>> Begin RECORDS SUPPLIED

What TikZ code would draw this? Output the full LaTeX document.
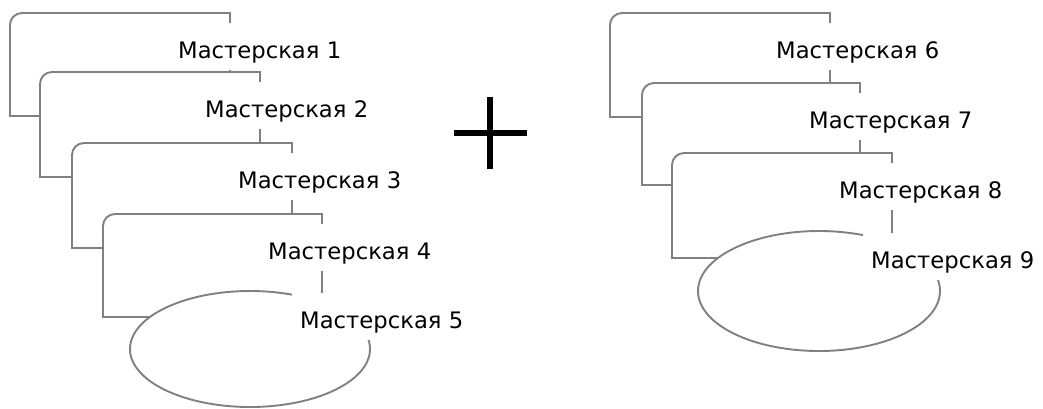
\documentclass[tikz,border=0pt]{standalone}
\usepackage{fontspec}
\setmainfont{DejaVu Sans}
\newfontfamily\lblfont{DejaVu Sans}
\definecolor{linegray}{RGB}{128,128,128}
\newcommand\foldshape[4]{\draw[frame] (#1,#4) -- (#1,#2+12) arc[start angle=180,end angle=90,radius=12pt] -- (#3,#2) -- (#3,#4) -- cycle;}
\begin{document}
\begin{tikzpicture}[x=1pt,y=-1pt]
\tikzset{
  frame/.style={draw=linegray, line width=1.9pt, fill=white},
  lbl/.style={fill=white, inner xsep=8pt, inner ysep=0pt, text height=35pt, text depth=12pt, anchor=base west, text=black, font=\lblfont\fontsize{22.7}{22.7}\selectfont},
  plusbar/.style={draw=black, line width=6.5pt}
}
\useasboundingbox (0,0) rectangle (1043,408);
% left group
\foldshape{10}{13}{230}{116}
\foldshape{40}{72}{260}{177}
\foldshape{72}{143}{292}{248}
\foldshape{103}{214}{322}{317}
\draw[frame] (250,349) ellipse[x radius=120pt, y radius=58pt];
\node[lbl] (m1) at (170,58) {Мастерская 1};
\node[lbl] (m2) at (197,117) {Мастерская 2};
\node[lbl] (m3) at (230,188) {Мастерская 3};
\node[lbl] (m4) at (260,259) {Мастерская 4};
\node[lbl] (m5) at (292,328) {Мастерская 5};
% plus
\coordinate (pt) at (490,97);
\coordinate (pb) at (490,169);
\coordinate (pl) at (454,133);
\coordinate (pr) at (527,133);
\draw[plusbar] (pt) -- (pb);
\draw[plusbar] (pl) -- (pr);
% right group
\foldshape{610}{13}{830}{117}
\foldshape{642}{83}{860}{185}
\foldshape{672}{153}{892}{258}
\draw[frame] (819,291) ellipse[x radius=121pt, y radius=60pt];
\node[lbl] (m6) at (768,58) {Мастерская 6};
\node[lbl] (m7) at (801,128) {Мастерская 7};
\node[lbl] (m8) at (831,198) {Мастерская 8};
\node[lbl] (m9) at (863,268) {Мастерская 9};
\end{tikzpicture}
\end{document}
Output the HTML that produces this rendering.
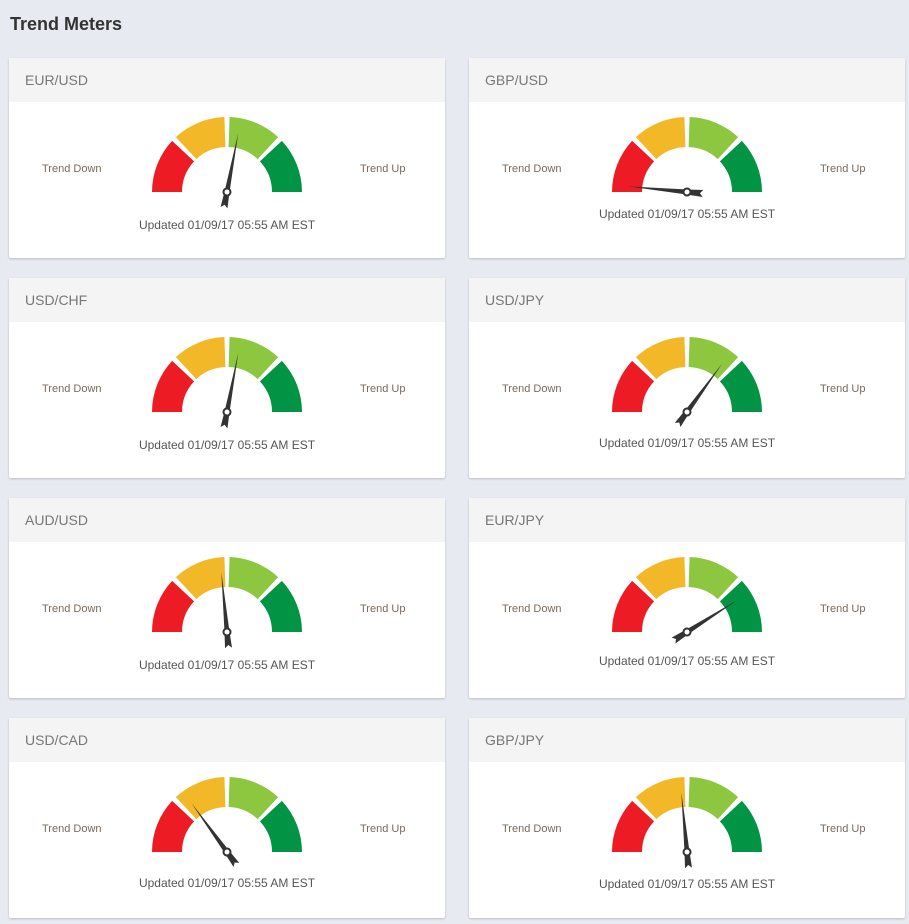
<!DOCTYPE html>
<html><head><meta charset="utf-8">
<style>
body{margin:0;width:909px;height:924px;background:#e8eaf1;font-family:"Liberation Sans",sans-serif;position:relative;overflow:hidden}
h1{position:absolute;left:10px;top:14px;margin:0;font-size:18px;font-weight:bold;color:#333}
.card{position:absolute;width:436px;height:200px;background:#fff;box-shadow:0 1px 2px rgba(0,0,0,.2);border-radius:2px}
.hd{height:44px;background:#f4f4f4;color:#777;font-size:14px;line-height:44px;padding-left:16px}
.lbl{position:absolute;font-size:11px;color:#7a6a5e;top:105px}
.upd{position:absolute;left:0;width:436px;text-align:center;font-size:12px;color:#555}
svg{position:absolute;left:0;top:0}
</style></head><body>
<h1>Trend Meters</h1>
<div id="root"></div>
<script>
const pairs=["EUR/USD","GBP/USD","USD/CHF","USD/JPY","AUD/USD","EUR/JPY","USD/CAD","GBP/JPY"];
const values=[56,3,56,70,47,82,30,47];
const updatedText="Updated 01/09/17 05:55 AM EST";
const updOffsets=[167,156,167,165,167,163,165,166];
const colors=["#ed1c24","#f2b827","#8dc63f","#009444"];
const root=document.getElementById('root');
const ns="http://www.w3.org/2000/svg";
const cx=218,cy=134,R=75,r=45;
function pt(a,rad){return [cx-rad*Math.cos(a),cy-rad*Math.sin(a)];}
pairs.forEach((p,i)=>{
  const col=i%2,row=Math.floor(i/2);
  const card=document.createElement('div');
  card.className='card';
  card.style.left=(9+col*460)+'px';card.style.top=(58+row*220)+'px';
  
  
  card.innerHTML='<div class="hd">'+p+'</div>'+
   '<div class="lbl" style="left:33px">Trend Down</div>'+
   '<div class="lbl" style="left:351px">Trend Up</div>'+
   '<div class="upd" style="top:'+(updOffsets[i]-7)+'px">'+updatedText+'</div>';
  const svg=document.createElementNS(ns,'svg');
  svg.setAttribute('width','436');svg.setAttribute('height','200');
  
  
  const gap=0.035;
  colors.forEach((c,k)=>{
    const a0=k*Math.PI/4+(k?gap:0),a1=(k+1)*Math.PI/4-(k<3?gap:0);
    const o0=pt(a0,R),o1=pt(a1,R),i1=pt(a1,r),i0=pt(a0,r);
    const path=document.createElementNS(ns,'path');
    path.setAttribute('d',`M${o0[0]},${o0[1]} A${R},${R} 0 0 1 ${o1[0]},${o1[1]} L${i1[0]},${i1[1]} A${r},${r} 0 0 0 ${i0[0]},${i0[1]}Z`);
    path.setAttribute('fill',c);
    
    
    svg.appendChild(path);
  });
  const ang=180-values[i]*1.8;
  const g=document.createElementNS(ns,'g');
  g.setAttribute('transform',`translate(${cx},${cy}) rotate(${-ang})`);
  
  
  const nd=document.createElementNS(ns,'polygon');
  nd.setAttribute('points','60,0 0,2.5 -16,3.5 -13,0 -16,-3.5 0,-2.5');
  nd.setAttribute('fill','#333');
  
  
  g.appendChild(nd);
  const c=document.createElementNS(ns,'circle');
  c.setAttribute('r','3.5');c.setAttribute('fill','#fff');c.setAttribute('stroke','#333');c.setAttribute('stroke-width','2');
  
  
  g.appendChild(c);
  svg.appendChild(g);
  card.appendChild(svg);
  root.appendChild(card);
});
</script>
</body></html>
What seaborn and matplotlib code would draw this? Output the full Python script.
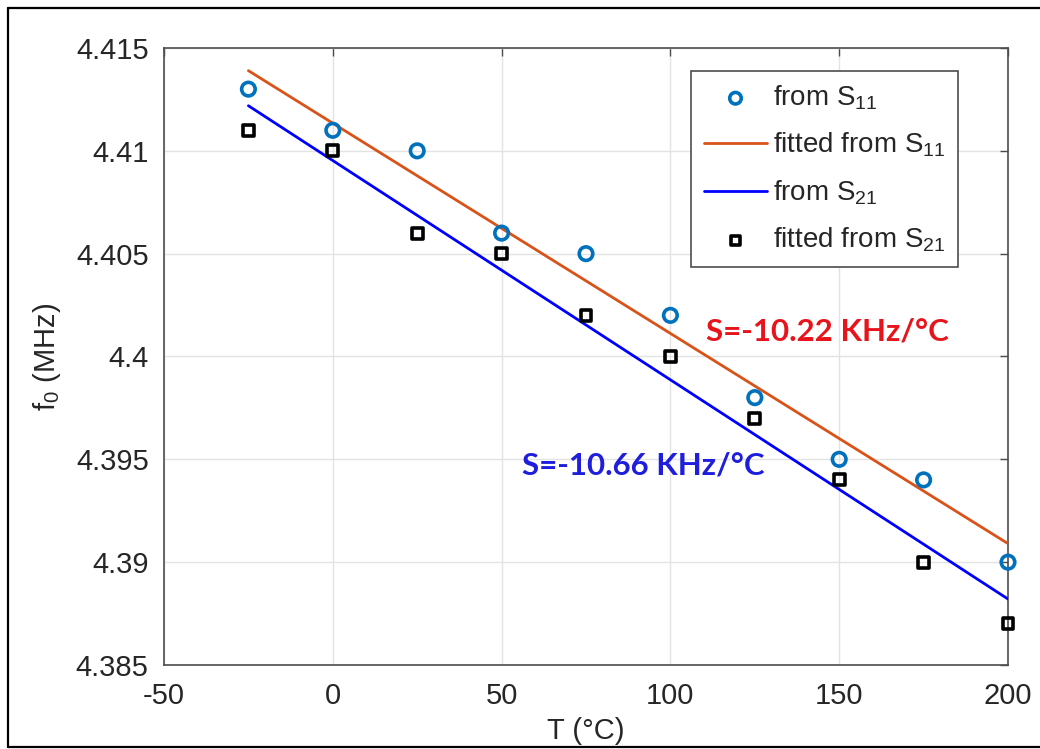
import numpy as np
import pandas as pd
import matplotlib
matplotlib.use("Agg")
import matplotlib.pyplot as plt
import seaborn as sns
from matplotlib.lines import Line2D
from matplotlib.ticker import FuncFormatter, FixedLocator

# Resonance frequency versus temperature
temps = [-25, 0, 25, 50, 75, 100, 125, 150, 175, 200]
f0_s11 = [4.413, 4.411, 4.410, 4.406, 4.405, 4.402, 4.398, 4.395, 4.394, 4.390]
f0_s21 = [4.411, 4.410, 4.406, 4.405, 4.402, 4.400, 4.397, 4.394, 4.390, 4.387]

# Sensitivities printed next to the fitted lines
slope_s11 = -10.22
slope_s21 = -10.66
slope_to_mhz = 1e-5  # printed sensitivity unit -> MHz per degree C on the fitted line

x_ticks = [-50, 0, 50, 100, 150, 200]
y_ticks = [4.385, 4.39, 4.395, 4.40, 4.405, 4.41, 4.415]

sns.set_style("white")
plt.rcParams["font.family"] = ["Liberation Sans", "DejaVu Sans"]
plt.rcParams["mathtext.fontset"] = "custom"
plt.rcParams["mathtext.rm"] = "Liberation Sans"
plt.rcParams["mathtext.it"] = "Liberation Sans"

TXT = "#262626"
C_S11 = "#0072BD"
C_FIT11 = "#D95319"
C_FIT21 = "#0000FF"


def fit_line(t, f, slope):
    t = np.asarray(t, float)
    f = np.asarray(f, float)
    tt = np.array([t.min(), t.max()])
    return tt, f.mean() + slope * slope_to_mhz * (tt - t.mean())


t11, l11 = fit_line(temps, f0_s11, slope_s11)
t21, l21 = fit_line(temps, f0_s21, slope_s21)

df = pd.DataFrame({"T": temps, "s11": f0_s11, "s21": f0_s21})
fit11 = pd.DataFrame({"T": t11, "f": l11})
fit21 = pd.DataFrame({"T": t21, "f": l21})

fig = plt.figure(figsize=(10.4, 7.49), dpi=100)
fig.patch.set_facecolor("white")
ax = fig.add_axes([164 / 1040, 1 - 665 / 749, 844 / 1040, 617 / 749])

sns.scatterplot(data=df, x="T", y="s11", ax=ax, marker="o", s=95,
                facecolors="none", edgecolors=C_S11, linewidths=2.6,
                label=r"from S$_{\mathregular{11}}$", zorder=4, clip_on=False)
sns.lineplot(data=fit11, x="T", y="f", ax=ax, color=C_FIT11, lw=2.0,
             label=r"fitted from S$_{\mathregular{11}}$", zorder=3)
sns.lineplot(data=fit21, x="T", y="f", ax=ax, color=C_FIT21, lw=2.0,
             label=r"from S$_{\mathregular{21}}$", zorder=3)
sns.scatterplot(data=df, x="T", y="s21", ax=ax, marker="s", s=62,
                facecolors="none", edgecolors="black", linewidths=2.6,
                label=r"fitted from S$_{\mathregular{21}}$", zorder=4, clip_on=False)

ax.set_xlim(-50, 200)
ax.set_ylim(4.385, 4.415)
ax.xaxis.set_major_locator(FixedLocator(x_ticks))
ax.yaxis.set_major_locator(FixedLocator(y_ticks))
ax.yaxis.set_major_formatter(FuncFormatter(lambda v, p: f"{v:g}"))
ax.xaxis.set_major_formatter(FuncFormatter(lambda v, p: f"{v:g}"))

ax.grid(True, color="#e3e3e3", lw=1.0)
ax.set_axisbelow(True)
for sp in ax.spines.values():
    sp.set_visible(True)
    sp.set_color("#4d4d4d")
    sp.set_linewidth(1.2)
ax.tick_params(axis="both", direction="in", length=6, width=1.0, color="#4d4d4d",
               labelsize=21, labelcolor=TXT, top=True, right=True)
ax.tick_params(axis="x", pad=12)
ax.tick_params(axis="y", pad=11)

ax.set_xlabel("T (°C)", fontsize=21, color=TXT, labelpad=5)
ax.set_ylabel(r"f$_{\mathregular{0}}$ (MHz)", fontsize=21, color=TXT, labelpad=9)

handles, labels = ax.get_legend_handles_labels()
leg = ax.legend(handles, labels, loc="upper right",
                bbox_to_anchor=((958 - 164) / 844, (665 - 71) / 617),
                borderaxespad=0, fontsize=20, frameon=True, fancybox=False,
                framealpha=1, edgecolor="#4d4d4d", handlelength=2.3,
                handletextpad=0.2, labelspacing=0.68, borderpad=0.45,
                scatterpoints=1, markerscale=0.85)
leg.get_frame().set_linewidth(1.2)
for t in leg.get_texts():
    t.set_color(TXT)

ax.text(110.5, 4.4012, f"S={slope_s11:.2f} KHz/°C", color="#E8141B",
        fontsize=22.5, fontweight="bold", family=["Lato", "DejaVu Sans"],
        va="center", ha="left")
ax.text(56.0, 4.3947, f"S={slope_s21:.2f} KHz/°C", color="#1E1EDC",
        fontsize=22.5, fontweight="bold", family=["Lato", "DejaVu Sans"],
        va="center", ha="left")

# outer frame, open on the right
frame_kw = dict(transform=fig.transFigure, color="black", lw=1.6, zorder=11)
x0, yt, yb = 8 / 1040, 1 - 8 / 749, 1 - 747 / 749
fig.add_artist(Line2D([x0, x0], [yb, yt], **frame_kw))
fig.add_artist(Line2D([x0, 1], [yt, yt], **frame_kw))
fig.add_artist(Line2D([x0, 1], [yb, yb], **frame_kw))

fig.savefig("out.png", dpi=100, facecolor="white")
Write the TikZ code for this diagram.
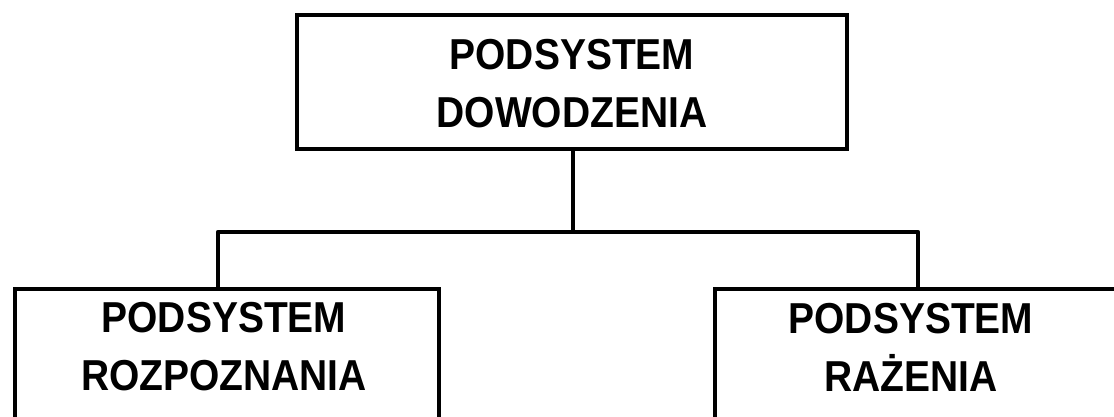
\documentclass[tikz,border=0pt]{standalone}
\usepackage{fontspec}
\setmainfont{Liberation Sans}[FakeStretch=0.9]
\begin{document}
\begin{tikzpicture}[x=1pt,y=-1pt,
  box/.style={draw=black, line width=4.2pt, fill=none, rectangle, inner sep=0pt},
  lbl/.style={align=center, inner sep=0pt, font=\bfseries\fontsize{43.3}{58}\selectfont},
  conn/.style={line width=4.2pt, line join=round}]
\clip (0,0) rectangle (1114,417);
\fill[white] (0,0) rectangle (1114,417);
% boxes
\node[box, minimum width=550, minimum height=134] (dow) at (572,82) {};
\node[box, minimum width=424.5, minimum height=200, anchor=north west] (roz) at (12.5,287) {};
\node[box, minimum width=424.5, minimum height=200, anchor=north west] (raz) at (713,287) {};
% labels
\node[lbl] (dowt) at (572,83.5) {PODSYSTEM\\DOWODZENIA};
\node[lbl] (rozt) at (224,347) {PODSYSTEM\\ROZPOZNANIA};
\node[lbl] (razt) at (911,347) {PODSYSTEM\\RAŻENIA};
% connectors
\coordinate (j) at (573,232);
\coordinate (jl) at (218,232);
\coordinate (jr) at (918,232);
\draw[conn] (dow.south -| j) -- (j);
\draw[conn] (jl |- roz.north) -- (jl) -- (jr) -- (jr |- raz.north);
\end{tikzpicture}
\end{document}
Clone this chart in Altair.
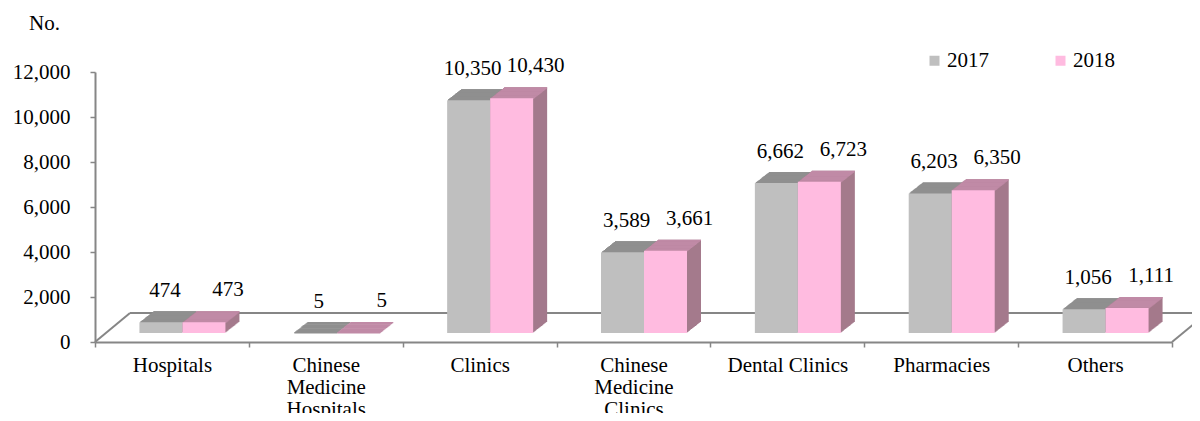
import altair as alt
import pandas as pd

# ---- data ----
categories = ["Hospitals", "Chinese\nMedicine\nHospitals", "Clinics",
              "Chinese\nMedicine\nClinics", "Dental Clinics", "Pharmacies", "Others"]
years = ["2017", "2018"]
values_2017 = [474, 5, 10350, 3589, 6662, 6203, 1056]
values_2018 = [473, 5, 10430, 3661, 6723, 6350, 1111]
y_ticks = [0, 2000, 4000, 6000, 8000, 10000, 12000]

# ---- styles ----
front_colors = ["#bfbfbf", "#ffbbe0"]
top_colors = ["#8f8f8f", "#c08aa6"]
side_colors = ["#7f7f7f", "#a47a8c"]
AXIS_COLOR = "#868686"
FONT = "Liberation Serif"
FS = 21

W, H = 1077, 270
BAR_W = 43
FRONT_X = [-11, 32]      # front-face centre offset from category centre (px)
LABEL_DX = [-7, 56]
LABEL_DY = [-34, -35]
LIFT = 9                 # bars stand in the middle of the floor depth
DEPTH_X, DEPTH_Y, STEPS = 14, 11, 14
FLOOR_DX, FLOOR_DY = 35, 29

rows = []
for c, a, b in zip(categories, values_2017, values_2018):
    rows.append({"category": c, "year": "2017", "value": a})
    rows.append({"category": c, "year": "2018", "value": b})
df = pd.DataFrame(rows)

x_enc = alt.X(
    "category:N", sort=categories,
    scale=alt.Scale(paddingInner=0, paddingOuter=0),
    axis=alt.Axis(title=None, labelAngle=0,
                  labelExpr="isValid(datum.value) ? split(datum.value, '\\n') : ''",
                  labelLineHeight=22, labelFont=FONT, labelFontSize=FS, labelColor="black",
                  labelBaseline="top", labelPadding=7, tickBand="extent", tickSize=5,
                  tickColor=AXIS_COLOR, tickWidth=1.5, domainColor=AXIS_COLOR, domainWidth=2,
                  labelLimit=300),
)
y_enc = alt.Y(
    "value:Q",
    scale=alt.Scale(domain=[0, 12000], nice=False, zero=True),
    axis=alt.Axis(values=y_ticks, format=",d", grid=False, labelFont=FONT, labelFontSize=FS,
                  labelColor="black", labelPadding=20, tickSize=5, tickColor=AXIS_COLOR,
                  tickWidth=1.5, domainColor=AXIS_COLOR, domainWidth=2,
                  title="No.", titleAngle=0, titleX=-51, titleY=-43, titleAlign="center",
                  titleBaseline="alphabetic", titleFont=FONT, titleFontSize=FS,
                  titleFontWeight="normal", titleColor="black"),
)

one = pd.DataFrame({"d": [0]})
floor_style = dict(color=AXIS_COLOR, strokeWidth=2)
floor = alt.layer(
    alt.Chart(one).mark_rule(**floor_style).encode(
        x=alt.value(FLOOR_DX), x2=alt.value(W + 60),
        y=alt.value(H - FLOOR_DY)),
    alt.Chart(one).mark_rule(**floor_style).encode(
        x=alt.value(0), x2=alt.value(FLOOR_DX),
        y=alt.value(H), y2=alt.value(H - FLOOR_DY)),
    alt.Chart(one).mark_rule(**floor_style).encode(
        x=alt.value(W), x2=alt.value(W + FLOOR_DX),
        y=alt.value(H), y2=alt.value(H - FLOOR_DY)),
)

layers = [floor]
ddx = DEPTH_X / STEPS
ddy = DEPTH_Y / STEPS
for i, yr in enumerate(years):
    base = alt.Chart(df).transform_filter(alt.datum.year == yr)
    # side (extrusion)
    for k in range(STEPS, 0, -1):
        off = -LIFT - k * ddy
        layers.append(base.mark_bar(width=BAR_W, color=side_colors[i],
                                    xOffset=FRONT_X[i] + k * ddx,
                                    yOffset=off, y2Offset=off).encode(
            x=x_enc, y=y_enc, y2=alt.datum(0)))
    # top face
    for k in range(STEPS, 0, -1):
        layers.append(base.mark_bar(width=BAR_W, color=top_colors[i],
                                    xOffset=FRONT_X[i] + k * ddx,
                                    yOffset=-LIFT - k * ddy,
                                    y2Offset=-LIFT - (k - 1) * ddy + 0.6).encode(
            x=x_enc, y=y_enc, y2="value:Q"))
    # front face
    layers.append(base.mark_bar(width=BAR_W, xOffset=FRONT_X[i],
                                yOffset=-LIFT, y2Offset=-LIFT).encode(
        x=x_enc, y=y_enc, y2=alt.datum(0),
        color=alt.Color("year:N", scale=alt.Scale(domain=years, range=front_colors),
                        legend=alt.Legend(title=None, orient="none", legendX=829, legendY=-22,
                                          direction="horizontal", symbolType="square",
                                          symbolSize=100, symbolStrokeWidth=0,
                                          labelFont=FONT, labelFontSize=FS, labelColor="black",
                                          labelOffset=2, columnPadding=61, padding=0))))

for i, yr in enumerate(years):
    layers.append(alt.Chart(df).transform_filter(alt.datum.year == yr).mark_text(
        font=FONT, fontSize=FS, color="black", baseline="alphabetic", align="center",
        dx=LABEL_DX[i], dy=LABEL_DY[i]).encode(
        x=x_enc, y=y_enc, text=alt.Text("value:Q", format=",d")))

chart = alt.layer(*layers).properties(
    width=W, height=H,
    autosize=alt.AutoSizeParams(type="none"),
    padding={"left": 87, "top": 64, "right": 20, "bottom": 71},
).configure_view(stroke=None).resolve_scale(color="shared")

chart.save("out.html", embed_options={"renderer": "svg", "actions": False})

>> End RECORDS SUPPLIED

**GIVEN EXERCISE:** Find the lines containing "script" and list every one of them.

**OUTPUT BELOW:**
<script>
</script>
What seaborn and matplotlib code would draw this? Output the full Python script.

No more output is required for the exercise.